Exploration & Iteration
Balanced System
- Integrated components, tokens, and documentation
- Optimized for both usability and scalability
Iteration Process
- Refined component structure based on heuristic evaluation
- Improved naming conventions for clarity and consistency
- Simplified documentation to reduce cognitive load
Feedback Sources
- Self-critique using UX heuristics
- Benchmarking against industry systems
- Iterative refinement based on clarity and usability
Final Solution
DBM is a living design system composed of:
1. Design Component Library - Tokenized, reusable, scalable UI components; designed with clear states and variations in Figma
2. Code Component Library - React components structured to mirror design logic; reduces friction between design and development
3. Documentation Website - Usage guidelines, rationale, and examples; Structured for quick scanning and deep understanding
Key Design Decisions:
- Components include usage guidance, not just visuals
- Naming conventions prioritize clarity over cleverness
- Documentation is treated as a core product, not an afterthought
Expected Impact
Expected Improvements
- Consistency - Unified tokens and components reduce UI inconsistencies
- Efficiency - Reusable components reduce redundant design and development work
- Clarity - Documentation improves onboarding and decision-making
- Scalability - Structured system supports long-term growth
Why This Works:
- Recognition over recall (clear documentation)
- Consistency and standards (shared components)

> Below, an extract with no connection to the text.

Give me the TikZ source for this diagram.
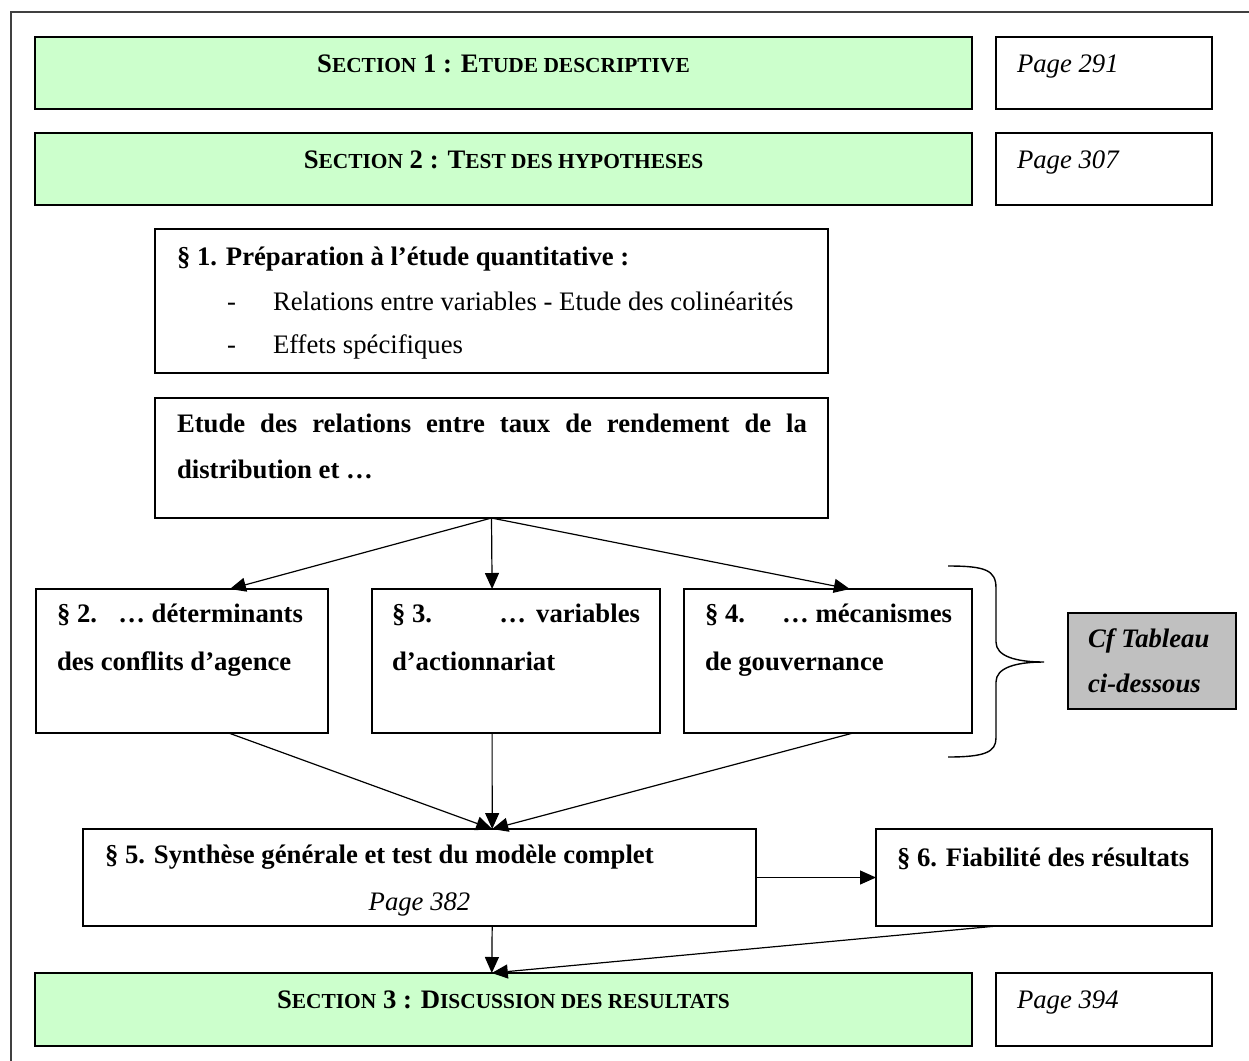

- Reduced cognitive load (structured system)

Validation Approach
What To Test
- Ease of component usage
- Documentation clarity
- Design-to-development handoff efficiency
Methods
- Usability Testing - Designers and developers complete tasks using the system
- A/B Testing - Compare workflows with and without the system
- Analytics - Measure component reuse and documentation engagement
Success Metrics
- Task success rate
- Time to implement components
- Reduction in design inconsistencies
- Adoption rate across teams
Role & Reflection
This was a self-initiated project that I executed end-to-end. I defined the system strategy and architecture, designed the foundations and components, built the documentation structure and content, and ensured alignment between design and code. While working independently, I approached the project as if collaborating with cross-functional teams, simulating real-world considerations and designing with both designer and developer needs in mind.
What Worked Well:
- Treating documentation as a core product significantly improved clarity
- Focusing on system structure elevated the work beyond UI design
What I would Do Differently:
- Introduce real user validation earlier
- Test documentation usability with external designers/developers
Risk & Assumptions:
- Assumes teams will adopt structured systems
- Assumes documentation clarity directly improves efficiency
The key learning is that the most valuable part of a design system is not the components themselves, but how clearly they communicate how to use them. As far as next steps, I would like to expand component library to cover more complex patterns.